Es empresa de los caballeros andantes, decía don Quijote, "deshacer tuertos y socorrer y acudir a los miserables" e imagino al hidalgo manchego montado a lomos de Rocinante acometiendo lanza en ristre contra los esbirros de la Santa Hermandad que proceden al desalojo de los desahuciados, contra los corruptos de la ingeniería financiera o, a Estrecho traviesa, al pie de las verjas de Ceuta y Melilla que él toma por encantados castillos con puentes levadizos y torres almenadas socorriendo a unos inmigrantes cuyo único crimen es su instinto de vida y el ansia de libertad.
Sí, al héroe de Cervantes y a los lectores tocados por la gracia de su novela nos resulta difícil resignarnos a la existencia de un mundo aquejado de paro, corrupción, precariedad, crecientes desigualdades sociales y exilio profesional de los jóvenes como en el que actualmente vivimos. Si ello es locura, aceptémosla. El buen Sancho encontrará siempre un refrán para defenderla.

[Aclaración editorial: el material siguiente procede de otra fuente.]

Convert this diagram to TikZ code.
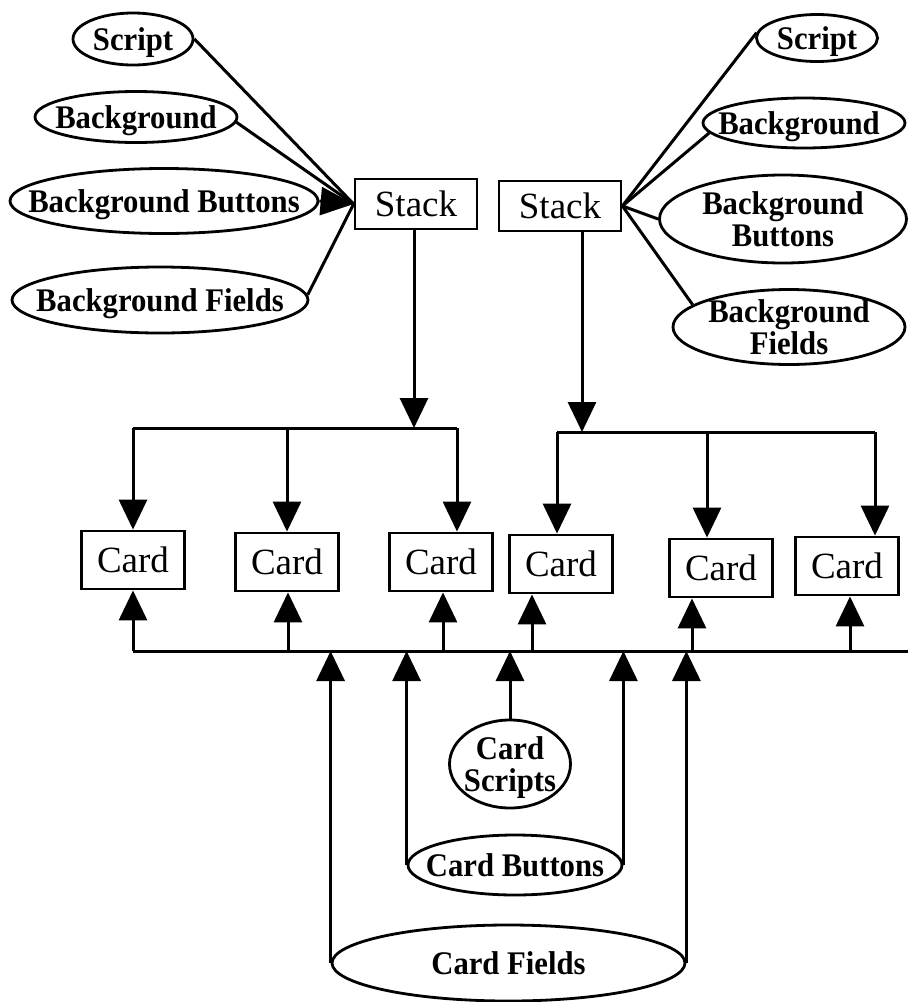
\documentclass[tikz,border=0pt]{standalone}
\usepackage{fontspec}
\setmainfont{Liberation Serif}
\newfontfamily\lblfont{Liberation Serif}[FakeStretch=0.93]
\usetikzlibrary{shapes.geometric,arrows.meta}
\begin{document}
\begin{tikzpicture}[x=1pt,y=-1pt,
  ln/.style={line width=3pt},
  ar/.style={ln,-{Triangle[length=30pt,width=28pt]}},
  box/.style={draw,line width=2.8pt,inner sep=0pt,font=\fontsize{37}{40}\selectfont},
  cardbox/.style={box,minimum width=103pt,minimum height=58pt},
  stackbox/.style={box,minimum width=122pt,minimum height=50pt},
  ell/.style={draw,ellipse,line width=2.8pt,inner sep=0pt},
  lbl/.style={font=\lblfont\fontsize{33}{32}\selectfont\bfseries,align=center,inner sep=0pt,text depth=0pt},
]
\useasboundingbox (0,0) rectangle (908,1002);

% stacks
\node[stackbox] (lstack) at (416,204) {Stack};
\node[stackbox] (rstack) at (560,206) {Stack};

% left ellipses
\node[ell,minimum width=120pt,minimum height=52pt] (ls) at (133,39) {};
\node[lbl] (lst) at (ls) {Script};
\node[ell,minimum width=202pt,minimum height=51pt] (lbg) at (136,117) {};
\node[lbl] (lbgt) at (lbg) {Background};
\node[ell,minimum width=308pt,minimum height=65pt] (lbb) at (164,201) {};
\node[lbl] (lbbt) at (lbb) {Background Buttons};
\node[ell,minimum width=296pt,minimum height=66pt] (lbf) at (160,300) {};
\node[lbl] (lbft) at (lbf) {Background Fields};

% right ellipses
\node[ell,minimum width=121pt,minimum height=47pt] (rs) at (817,38) {};
\node[lbl] (rst) at (rs) {Script};
\node[ell,minimum width=202pt,minimum height=50pt] (rbg) at (804,123) {};
\node[lbl] (rbgt) at (799,123) {Background};
\node[ell,minimum width=247pt,minimum height=88pt] (rbb) at (783,219) {};
\node[lbl] (rbbt) at (rbb) {Background\\Buttons};
\node[ell,minimum width=232pt,minimum height=75pt] (rbf) at (789,327) {};
\node[lbl] (rbft) at (rbf) {Background\\Fields};

% left connectors
\draw[ln] (ls.east) -- (lstack.west);
\draw[ln] (lbg.-3) -- (lstack.west);
\draw[ln,-{Triangle[length=33pt,width=28pt]}] (lbb.east) -- (lstack.west);
\draw[ln] (lbf.2) -- (lstack.west);

% right connectors
\draw[ln] (rstack.east) -- (rs.175);
\draw[ln] (rstack.east) -- (rbg.186);
\draw[ln] (rstack.east) -- (rbb.west);
\draw[ln] (rstack.east) -- (rbf.167);

% cards
\node[cardbox] (c1) at (133,560) {Card};
\node[cardbox] (c2) at (287,562) {Card};
\node[cardbox] (c3) at (441,562) {Card};
\node[cardbox] (c4) at (561,564) {Card};
\node[cardbox] (c5) at (721,568) {Card};
\node[cardbox] (c6) at (847,566) {Card};

% top buses
\coordinate (lb0) at (414,428);
\coordinate (lb1) at (133,428);
\coordinate (lb2) at (287,428);
\coordinate (lb3) at (457,428);
\draw[ar] (lb0 |- lstack.south) -- (lb0);
\draw[ln] (lb1) -- (lb3);
\draw[ar] (lb1) -- (c1.north);
\draw[ar] (lb2) -- (c2.north);
\draw[ar] (lb3) -- (lb3 |- c3.north);

\coordinate (rb0) at (582,432);
\coordinate (rb1) at (557,432);
\coordinate (rb2) at (707,432);
\coordinate (rb3) at (875,432);
\draw[ar] (rb0 |- rstack.south) -- (rb0);
\draw[ln] (rb1) -- (rb3);
\draw[ar] (rb1) -- (rb1 |- c4.north);
\draw[ar] (rb2) -- (rb2 |- c5.north);
\draw[ar] (rb3) -- (rb3 |- c6.north);

% bottom bus
\coordinate (bbL) at (133,651);
\coordinate (bbR) at (908,651);
\draw[ln] (bbL) -- (bbR);
\coordinate (u2) at (288,651);
\coordinate (u3) at (443,651);
\coordinate (u4) at (532,651);
\coordinate (u5) at (692,651);
\coordinate (u6) at (850,651);
\draw[ar] (bbL) -- (c1.south);
\draw[ar] (u2) -- (u2 |- c2.south);
\draw[ar] (u3) -- (u3 |- c3.south);
\draw[ar] (u4) -- (u4 |- c4.south);
\draw[ar] (u5) -- (u5 |- c5.south);
\draw[ar] (u6) -- (u6 |- c6.south);

% card scripts, buttons, fields
\node[ell,minimum width=121pt,minimum height=88pt] (cs) at (510,764) {};
\node[lbl] (cst) at (cs) {Card\\Scripts};
\node[ell,minimum width=214pt,minimum height=60pt] (cb) at (515,865) {};
\node[lbl] (cbt) at (cb) {Card Buttons};
\node[ell,minimum width=353pt,minimum height=76pt] (cf) at (508.5,963) {};
\node[lbl] (cft) at (cf) {Card Fields};

\draw[ar] (cs.north) -- (cs.north |- bbL);
\draw[ar] (cb.west) -- (cb.west |- bbL);
\draw[ar] (cb.east) -- (cb.east |- bbL);
\draw[ar] (cf.west) -- (cf.west |- bbL);
\draw[ar] (cf.east) -- (cf.east |- bbL);
\end{tikzpicture}
\end{document}
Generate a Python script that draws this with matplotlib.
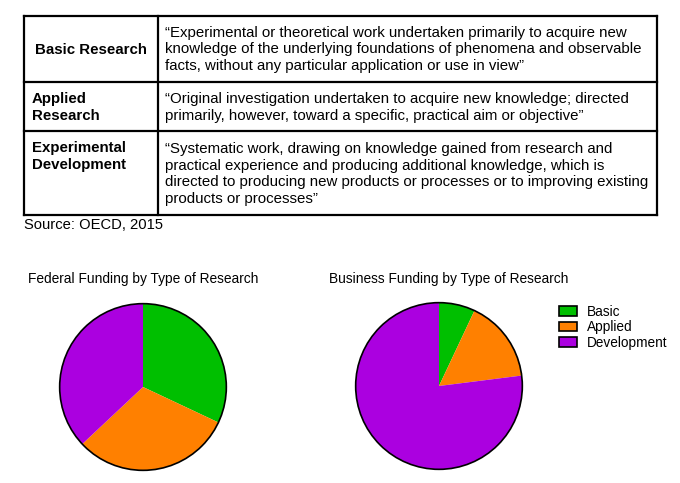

El panorama a nuestro alcance es sombrío: crisis económica, crisis política, crisis social. Según las estadísticas que tengo a mano, más del 20% de los niños de nuestra Marca España vive hoy bajo el umbral de la pobreza, una cifra con todo inferior a la del nivel del paro. Las razones para indignarse son múltiples y el escritor no puede ignorarlas sin traicionarse a sí mismo.
No se trata de poner la pluma al servicio de una causa, por justa que sea, sino de introducir el fermento contestatario de esta en el ámbito de la escritura. Encajar la trama novelesca en el molde de unas formas reiteradas hasta la saciedad condena la obra a la irrelevancia y una vez más, en la encrucijada, Cervantes nos muestra el camino.
Su conciencia del tiempo "devorador y consumidor de las cosas" del que habla en el magistral capítulo IX de la Primera Parte del libro le indujo a adelantarse a él y a servirse de los géneros literarios en boga como material de derribo para construir un portentoso relato de relatos que se despliega hasta el infinito.
Como dije hace ya bastantes años, la locura de Alonso Quijano trastornado por sus lecturas se contagia a su creador enloquecido por los poderes de la literatura. Volver a Cervantes y asumir la locura de su personaje como una forma superior de cordura, tal es la lección del Quijote.
Al hacerlo no nos evadimos de la realidad inicua que nos rodea. Asentamos al revés los pies en ella. Digamos bien alto que podemos. Los contaminados por nuestro primer escritor no nos resignamos a la injusticia."